Mormon women seek more visible role in church

Mormon women seek more visible role in church

SALT LAKE CITY, Utah — For some Mormon feminists, there can be only one goal on the road to gender equality: ordination to the all-male priesthood. At the same time lots of Mormon women are perfectly comfortable with the roles they believe God assigned to them including motherhood and nurturing.   

Now comes a third and, some suggest, growing group of Mormon women somewhere between these two poles.

They are not pushing for ordination, but they crave a more engaged and visible role for women in the Mormon church. It is a role, they believe, that their Mormon foremothers played. These women point to little changes that would pay big dividends: treating a president of the local Relief Society (the church’s main women’s group) like her male counterpart and assigning her to be a regular speaker at conferences and in worship services; quoting more women in sermons and Sunday School lessons; and selecting more women to speak and pray at churchwide General Conferences.

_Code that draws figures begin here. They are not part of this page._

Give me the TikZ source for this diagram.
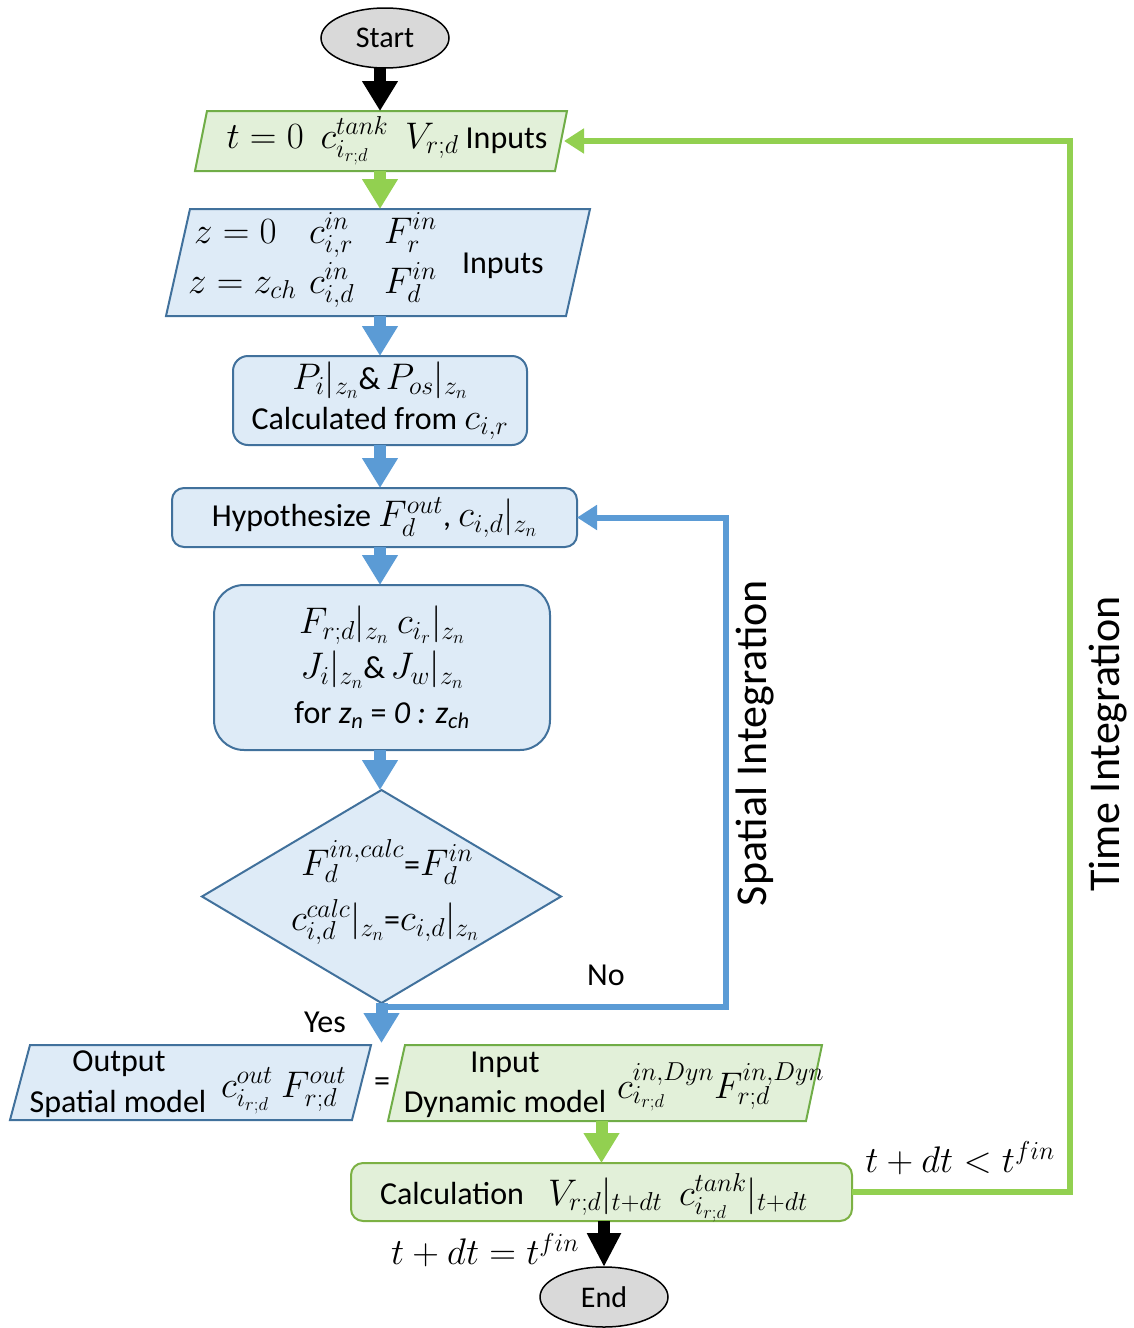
\RequirePackage{fix-cm}
\documentclass[tikz,border=0pt]{standalone}
\usepackage{fontspec}
\setmainfont{Carlito}
\usetikzlibrary{arrows.meta,shapes.geometric,calc}
\definecolor{bfill}{HTML}{DEEBF7}
\definecolor{bdraw}{HTML}{41719C}
\definecolor{barr}{HTML}{5B9BD5}
\definecolor{gfill}{HTML}{E2F0D9}
\definecolor{gdraw}{HTML}{70AD47}
\definecolor{garr}{HTML}{92D050}
\definecolor{sfill}{HTML}{D9D9D9}
\newcommand\mth[1]{{\fontsize{37}{40}\selectfont$#1$}}
\begin{document}
\begin{tikzpicture}[x=1pt,y=-1pt,
  every node/.style={font=\fontsize{32}{40}\selectfont, inner sep=0pt, outer sep=0pt},
  term/.style={ellipse, draw=black, line width=1.5pt, fill=sfill, minimum width=128pt, minimum height=60pt, font=\fontsize{30}{36}\selectfont},
  bpg/.style={draw=bdraw, fill=bfill, line width=2pt, line join=miter},
  gpg/.style={draw=gdraw, fill=gfill, line width=2pt, line join=miter},
  bbox/.style={rectangle, draw=bdraw, fill=bfill, line width=2pt, align=center},
  gbox/.style={rectangle, draw=garr!85!black, fill=gfill, line width=2pt, rounded corners=12pt},
  fat/.style={line width=12pt, -{Triangle[length=30pt,width=34pt]}},
  loopl/.style={line width=6pt, line join=miter, -{Triangle[length=20pt,width=24pt]}},
  lbl/.style={font=\fontsize{32}{38}\selectfont},
  big/.style={font=\fontsize{44}{50}\selectfont, rotate=90}
]
\useasboundingbox (0,0) rectangle (1133,1328);
\coordinate (col) at (380,0);

% Start
\node[term] (start) at (385,38) {Start};

% t = 0 parallelogram
\path[gpg] (207,111) -- (567,111) -- (555,171) -- (195,171) -- cycle;
\node[minimum width=366pt, minimum height=60pt] (t0) at (381,141) {};
\node (t0t) at (387,141) {\mth{t=0\ \ c^{tank}_{i_{r;d}}\ \ V_{r;d}} Inputs};

% Inputs parallelogram
\path[bpg] (190,209) -- (590,209) -- (566,316) -- (166,316) -- cycle;
\node[minimum width=400pt, minimum height=107pt] (inp) at (378,262.5) {};
\node[anchor=base west] (i1) at (194,243) {\mth{z=0}};
\node[anchor=base west] (i2) at (309,243) {\mth{c^{in}_{i,r}}};
\node[anchor=base west] (i3) at (384,243) {\mth{F^{in}_{r}}};
\node[anchor=base west] (i4) at (188,293) {\mth{z=z_{ch}}};
\node[anchor=base west] (i5) at (309,293) {\mth{c^{in}_{i,d}}};
\node[anchor=base west] (i6) at (384,293) {\mth{F^{in}_{d}}};
\node[anchor=base west] (i7) at (462,273) {Inputs};

% P box
\node[bbox, rounded corners=15pt, minimum width=294pt, minimum height=89pt] (pbox) at (380,400.5)
  {\mth{P_i|_{z_n}}\&\,\mth{P_{os}|_{z_n}}\\Calculated from \mth{c_{i,r}}};

% Hypothesize
\node[bbox, rounded corners=12pt, minimum width=405pt, minimum height=59pt] (hyp) at (374.5,517.5)
  {Hypothesize \mth{F^{out}_d}, \mth{c_{i,d}|_{z_n}}};

% Big box
\node[bbox, rounded corners=30pt, minimum width=336pt, minimum height=165pt, font=\fontsize{32}{45}\selectfont] (calcb) at (382,667.5)
  {\mth{F_{r;d}|_{z_n}\ c_{i_r}|_{z_n}}\\\mth{J_i|_{z_n}}\&\,\mth{J_w|_{z_n}}\\for \textit{z}\textsubscript{\textit{n}} = \textit{0 : z}\textsubscript{\textit{ch}}};

% Diamond
\node[diamond, draw=bdraw, fill=bfill, line width=2pt, aspect=1.685, minimum width=359pt, minimum height=213pt] (dia) at (381.5,896.5) {};
\node (d1) at (387,862) {\mth{F^{in,calc}_d}=\mth{F^{in}_d}};
\node (d2) at (385,922) {\mth{c^{calc}_{i,d}|_{z_n}}=\mth{c_{i,d}|_{z_n}}};

% Output parallelogram
\path[bpg] (30,1045) -- (371,1045) -- (352,1120) -- (10,1120) -- cycle;
\node[minimum width=341pt, minimum height=75pt] (outp) at (190.5,1082.5) {};
\node[anchor=base] (o1) at (119,1071) {Output};
\node[anchor=base] (o2) at (118,1112) {Spatial model};
\node[anchor=base west] (o3) at (221,1097) {\mth{c^{out}_{i_{r;d}}\ F^{out}_{r;d}}};

\node (eq) at (382,1085) {=};

% Input dynamic parallelogram
\path[gpg] (405,1045) -- (822,1045) -- (806,1121) -- (388,1121) -- cycle;
\node[minimum width=417pt, minimum height=76pt] (dyn) at (605,1083) {};
\node[anchor=base] (y1) at (505,1072) {Input};
\node[anchor=base] (y2) at (505,1112) {Dynamic model};
\node[anchor=base west] (y3) at (617,1098) {\mth{c^{in,Dyn}_{i_{r;d}}F^{in,Dyn}_{r;d}}};

% Calculation
\node[gbox, minimum width=501pt, minimum height=58pt] (calc) at (601.5,1192) {};
\node[anchor=base] (c1) at (452,1204) {Calculation};
\node[anchor=base west] (c2) at (548,1205) {\mth{V_{r;d}|_{t+dt}\ \ c^{tank}_{i_{r;d}}|_{t+dt}}};

% End
\node[term] (end) at (604,1297) {End};

% Arrows
\draw[fat, draw=black] (col |- start.south) -- (col |- t0.north);
\draw[fat, draw=garr] (col |- t0.south) -- (col |- inp.north);
\draw[fat, draw=barr] (col |- inp.south) -- (col |- pbox.north);
\draw[fat, draw=barr] (col |- pbox.south) -- (col |- hyp.north);
\draw[fat, draw=barr] (col |- hyp.south) -- (col |- calcb.north);
\draw[fat, draw=barr] (col |- calcb.south) -- (col |- dia.north);
\coordinate (yesend) at ($(dia.south)+(0,40)$);
\draw[fat, draw=barr] (dia.south) -- (yesend);
\draw[fat, draw=garr] (calc.north |- dyn.south) -- (calc.north);
\draw[fat, draw=black, -{Triangle[length=34pt,width=32pt]}] (end.north |- calc.south) -- (end.north);

% Loops
\coordinate (nostart) at ($(dia.south)+(0,4)$);
\draw[loopl, draw=barr] (nostart) -- ++(344,0) |- (hyp.east);
\draw[loopl, draw=garr] (calc.east) -- ++(218,0) |- (t0.east);

% Labels
\node[lbl] (yes) at (325,1022) {Yes};
\node[lbl] (no) at (606,975) {No};
\node[big] (spat) at (755,743) {Spatial Integration};
\node[big] (time) at (1108,744) {Time Integration};
\node[lbl] (tlt) at (960,1158) {\mth{t+dt<t^{fin}}};
\node[lbl] (teq) at (485,1250) {\mth{t+dt=t^{fin}}};
\end{tikzpicture}
\end{document}
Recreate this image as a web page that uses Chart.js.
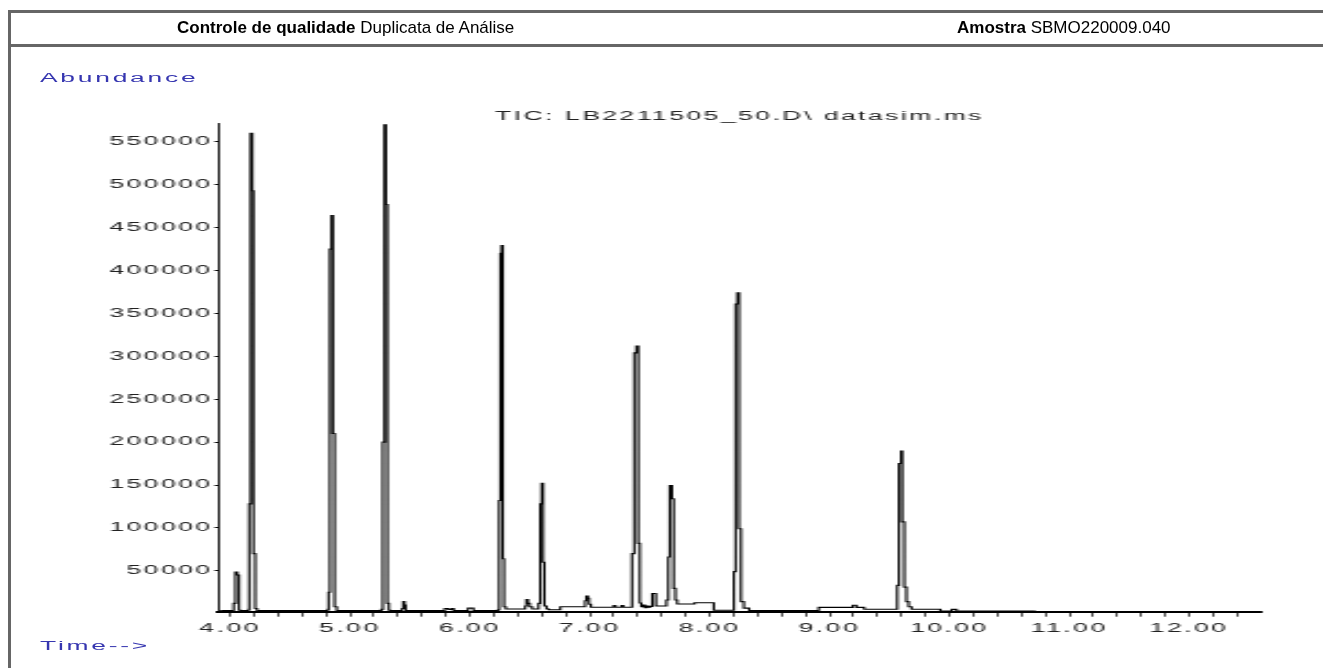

In the 19th century Mormon women were early suffragettes, forming alliances with national leaders such as Elizabeth Cady Stanton and Susan B. Anthony. They were the first in the nation to vote and among the trailblazers to pursue professional careers in medicine, business and law.

 But today women have become “the support staff for the real work of men,” said Latter-day Saints activist and writer Chelsea Shields Strayer, “which means we are basically working with only 50 percent of our human capital.”